Last edit : Sat 14th Jun 2014 16:00
Reply : Sat 14th Jun 2014 16:46
Ivan, you bring up the point of insurance. I believe that one should have ones own Golf Insurance but also every Club Member should also check that they have some kind of Insurance through their Membership. This would also cover anyone paying a Green Fee at that Club.
Also I can see an argument to bring Drink Driving to Zero tolerance. I know of a man who was involved in an accident and was given the Breath Test and blew about 18 yet was totally under the influence. If you ban drinking on a golf course, who polices it? The Tours can do this with ease, but how would you do it on a local Muni? Keep it as it is at the present because I don't see a problem now but if it does become a problem, then Yes do something then.
Last edit : Sat 14th Jun 2014 16:46
Reply : Sun 15th Jun 2014 08:04
I completely agree that most courses are not adequately policed. Where I used to play in Northampton at peak times an old boy would sit in his little shelter next to the first tee checking membership disks and green fee receipts.
When I played as a youngster at Peewit Municipal in Ilkeston and old boy would be zig zagging all over the course all day checking members. He covered more miles than many walkers in training.
There is no reason why such characters should also not be authorised to check bags for alcohol. I see that it is routine to be frisked before entering night clubs so such an exercise would not appear to offend lefties.
Your idea that golf clubs should be made to carry what would effectively be members' insurance is absolutely spot on. The present 'system' - not there is one - is dangerous and ridiculous.
Golf is a poorly regulated sport, but that is not to say that it is not inundated with rules, regulations, decisions and such like contained in a plethora of places. The irony being that even expert tour players invariably cry 'Call the rules official' if their ball suffers the tragedy of running off the fairway. As daft as crying 'Call a police officer' every time you parked a vehicle on the highway.

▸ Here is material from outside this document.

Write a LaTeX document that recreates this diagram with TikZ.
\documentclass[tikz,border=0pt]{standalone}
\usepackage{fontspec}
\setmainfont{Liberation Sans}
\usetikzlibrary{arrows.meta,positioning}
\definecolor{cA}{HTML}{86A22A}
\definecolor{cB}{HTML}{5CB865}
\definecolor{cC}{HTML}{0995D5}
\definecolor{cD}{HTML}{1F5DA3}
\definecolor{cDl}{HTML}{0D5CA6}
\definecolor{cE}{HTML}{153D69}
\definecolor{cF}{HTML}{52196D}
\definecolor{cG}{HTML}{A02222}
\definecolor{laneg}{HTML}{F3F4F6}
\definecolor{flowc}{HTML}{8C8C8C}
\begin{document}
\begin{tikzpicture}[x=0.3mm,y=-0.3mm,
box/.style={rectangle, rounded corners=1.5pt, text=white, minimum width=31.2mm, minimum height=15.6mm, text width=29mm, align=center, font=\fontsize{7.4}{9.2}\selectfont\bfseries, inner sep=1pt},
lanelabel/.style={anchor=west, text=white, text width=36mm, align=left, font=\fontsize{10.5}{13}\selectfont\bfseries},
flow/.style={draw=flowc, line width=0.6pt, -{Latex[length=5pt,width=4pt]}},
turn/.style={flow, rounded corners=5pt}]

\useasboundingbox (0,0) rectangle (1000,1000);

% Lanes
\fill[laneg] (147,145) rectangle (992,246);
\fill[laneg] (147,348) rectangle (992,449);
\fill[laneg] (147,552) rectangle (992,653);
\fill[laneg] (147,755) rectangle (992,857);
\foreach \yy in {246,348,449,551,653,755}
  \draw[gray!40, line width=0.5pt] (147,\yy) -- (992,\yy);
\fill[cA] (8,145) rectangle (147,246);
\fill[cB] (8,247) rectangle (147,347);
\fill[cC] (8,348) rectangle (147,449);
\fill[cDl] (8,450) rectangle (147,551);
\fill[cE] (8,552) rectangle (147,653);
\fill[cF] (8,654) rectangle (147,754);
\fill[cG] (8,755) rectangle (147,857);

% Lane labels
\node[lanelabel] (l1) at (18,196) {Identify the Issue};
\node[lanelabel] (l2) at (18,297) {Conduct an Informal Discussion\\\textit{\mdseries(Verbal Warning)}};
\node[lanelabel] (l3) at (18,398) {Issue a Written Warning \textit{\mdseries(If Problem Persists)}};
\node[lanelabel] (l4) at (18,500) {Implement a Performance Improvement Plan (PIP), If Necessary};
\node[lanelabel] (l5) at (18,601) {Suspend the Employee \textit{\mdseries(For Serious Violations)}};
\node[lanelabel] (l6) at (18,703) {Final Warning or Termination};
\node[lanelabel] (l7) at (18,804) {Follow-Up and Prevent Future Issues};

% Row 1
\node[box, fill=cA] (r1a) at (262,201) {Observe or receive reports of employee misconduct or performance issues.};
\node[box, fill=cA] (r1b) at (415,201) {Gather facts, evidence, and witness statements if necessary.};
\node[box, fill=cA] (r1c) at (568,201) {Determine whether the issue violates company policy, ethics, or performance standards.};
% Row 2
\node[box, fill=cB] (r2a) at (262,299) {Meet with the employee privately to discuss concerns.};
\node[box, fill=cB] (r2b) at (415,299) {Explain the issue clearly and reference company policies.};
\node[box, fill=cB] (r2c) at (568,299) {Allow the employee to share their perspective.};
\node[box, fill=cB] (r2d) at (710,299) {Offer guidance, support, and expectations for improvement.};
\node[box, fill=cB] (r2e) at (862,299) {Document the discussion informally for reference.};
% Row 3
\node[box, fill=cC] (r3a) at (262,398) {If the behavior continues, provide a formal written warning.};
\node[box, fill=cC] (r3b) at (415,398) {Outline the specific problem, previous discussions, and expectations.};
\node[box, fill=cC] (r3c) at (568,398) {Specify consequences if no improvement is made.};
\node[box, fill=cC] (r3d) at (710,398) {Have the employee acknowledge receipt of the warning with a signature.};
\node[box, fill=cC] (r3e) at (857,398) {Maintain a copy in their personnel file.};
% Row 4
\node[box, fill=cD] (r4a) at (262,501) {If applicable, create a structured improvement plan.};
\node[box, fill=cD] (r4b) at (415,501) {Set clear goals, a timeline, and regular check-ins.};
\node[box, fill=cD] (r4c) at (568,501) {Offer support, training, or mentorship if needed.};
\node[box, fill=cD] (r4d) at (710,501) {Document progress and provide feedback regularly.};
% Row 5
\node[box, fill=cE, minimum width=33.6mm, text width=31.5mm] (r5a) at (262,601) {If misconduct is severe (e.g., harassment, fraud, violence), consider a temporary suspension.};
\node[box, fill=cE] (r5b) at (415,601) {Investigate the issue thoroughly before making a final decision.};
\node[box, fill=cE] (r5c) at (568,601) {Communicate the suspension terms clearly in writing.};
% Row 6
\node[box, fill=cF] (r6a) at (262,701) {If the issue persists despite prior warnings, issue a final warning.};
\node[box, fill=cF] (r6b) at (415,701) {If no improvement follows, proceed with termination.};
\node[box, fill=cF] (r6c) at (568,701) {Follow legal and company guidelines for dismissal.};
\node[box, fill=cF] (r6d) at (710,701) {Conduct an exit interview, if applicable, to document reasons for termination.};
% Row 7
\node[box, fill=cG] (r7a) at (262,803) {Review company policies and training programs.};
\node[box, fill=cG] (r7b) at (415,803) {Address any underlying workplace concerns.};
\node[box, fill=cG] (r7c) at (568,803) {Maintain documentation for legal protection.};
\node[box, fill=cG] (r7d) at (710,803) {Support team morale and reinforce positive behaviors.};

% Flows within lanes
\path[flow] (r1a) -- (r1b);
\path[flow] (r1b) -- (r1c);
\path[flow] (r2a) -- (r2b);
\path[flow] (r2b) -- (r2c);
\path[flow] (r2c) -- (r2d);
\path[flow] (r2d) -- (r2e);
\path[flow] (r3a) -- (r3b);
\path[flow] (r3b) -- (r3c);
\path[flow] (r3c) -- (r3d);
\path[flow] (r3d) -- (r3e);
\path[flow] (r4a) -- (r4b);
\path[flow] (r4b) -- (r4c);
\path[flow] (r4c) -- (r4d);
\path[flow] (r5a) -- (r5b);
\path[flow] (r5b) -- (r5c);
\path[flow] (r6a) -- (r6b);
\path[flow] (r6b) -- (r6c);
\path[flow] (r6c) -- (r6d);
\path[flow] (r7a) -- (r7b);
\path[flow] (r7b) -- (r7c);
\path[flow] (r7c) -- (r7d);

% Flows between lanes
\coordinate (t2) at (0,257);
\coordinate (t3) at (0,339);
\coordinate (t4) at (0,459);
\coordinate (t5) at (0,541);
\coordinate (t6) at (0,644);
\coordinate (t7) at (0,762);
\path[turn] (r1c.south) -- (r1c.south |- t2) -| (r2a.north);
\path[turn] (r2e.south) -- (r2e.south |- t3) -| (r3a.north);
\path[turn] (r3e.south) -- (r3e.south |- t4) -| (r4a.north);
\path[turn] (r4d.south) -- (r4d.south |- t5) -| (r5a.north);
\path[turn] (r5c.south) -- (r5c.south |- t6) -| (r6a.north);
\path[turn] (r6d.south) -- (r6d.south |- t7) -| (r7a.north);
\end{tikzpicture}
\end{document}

Sometimes - indeed often - when one over-regulates one misses the wood for the trees. And that certainly appears to be the case in golf. Whilst committees had their heads down cooking up even more rules golf equipment was turned into rocket ships; g. & t's (possibly a grand piano or two) were wheeled out onto courses; and the occasional father of young children blinded in one eye with effectively no recompense when his non-insured assailant claimed impecuniosity.
Such is life. Such is golf.
Last edit : Sun 15th Jun 2014 08:04
Reply : Sun 15th Jun 2014 16:27
Ivan, I can't say this is true of every Golf Club but most should have 'Public Liability Insurance' at least. This covers them for any accident on their premises.
Also I have sat on Golf Club Committee's and found that we were trying to make things comfortable to all, rather than making Rules for the sake of it.
Last edit : Sun 15th Jun 2014 16:27
Reply : Mon 16th Jun 2014 08:14
Ivan, do you have any statistics to show that alcohol causes golfers to injure other people?
I would argue that golf in not 'inadequately policed', it is 'self policed'.
It is an interesting point about how it used to be that an 'old boy' would be at the first tee and another on the course making sure everybody was paid up and behaved. I strongly suspect this was not a paid role but voluntary. You just don't seem to get that any more - the volunteering. We have open qualifying next week and are still short of a few volunteer spotters. I can't believe they struggle to fill all the posts. The standard of golf is fabulous to see and there is generally the odd big name trying to qualify. One of the groups had about 80 spectators walks up the 18th after the players and yet we cant get half a dozen volunteer spotters. Sad.
Last edit : Mon 16th Jun 2014 08:14
Reply : Mon 16th Jun 2014 19:22
Judy, No I have no statistics but nor do the police when they prosecute drunk drivers. Whose to say that the driver would not have run over the pedestrian had he / she been sober? Alcohol affects co-ordination is a commonly held belief, but there may be the odd exception such as 'Hurricane' Higgins. All I know is that I would hope that golfers on the next fairway to me were sober. Is such common sense or sheer prejudice in the absence of statistics? Readers will draw their own conclusions.
Maybe I could test your driving before and after three large G.& T's? If it's as good then I will defer my opinions to what may be yours.
Incidentally, and you may know this, physiologically a woman's body is far less able to cope with alcohol than a man's body. Why I mention this may come to me later, but I'm sipping a Boddingtons and my focus is slightly askew.
Last edit : Mon 16th Jun 2014 19:22
Reply : Wed 18th Jun 2014 09:31
I have only played golf once when drunk. It was in New Zealand and I was on a Lady Captains away day and they plied me with drink from 8.30am in the morning. By the time I arrived on the tee at 2pm I was properly sozzled and after 2 air shots I managed to nob it off the tee about 20 yards. I didn't manage to hit it hard enough or far enough to endanger anyone!
When sober my shots can hook and slice like a good un and could easily endanger people on other fairways.
But that is a bit tongue in cheek - I guess I was just wondering how many accidents really are as a result of an inebriated golfer as opposed to a perfectly sober one. Is it such a problem that we have to ban anyone from having a drink on a golf course?
As far as drinking goes - I think regardless of gender it is all down to putting in the hours of practice - same with golf
Last edit : Wed 18th Jun 2014 09:31
Reply : Fri 20th Jun 2014 17:39
I used to belong to a small club that had an annual 'wine nine', played on a Saturday evening on the inner loop of nine holes, plus 3 odd holes (putting, chipping and bunker. Texas scramble, shotgun start, teams of 4 or 5.
Each player takes a bottle of wine and a glass to their starting tee. All have one glass of someone else's wine. Tee off and proceed down the fairway, leaving your bottle but taking your glass. Repeat the process at the next and subsequent holes.
Everyone reckoned their golf got better, edging brilliant by 10 holes. Surprisingly the scores didn't seem to reflect this.
Fortunately, the club was based on a hotel which gave us very good rates for the night.
Last edit : Fri 20th Jun 2014 17:39
Reply : Sat 21st Jun 2014 23:50
Hello guys, I agree. Hope we can play golf tournament.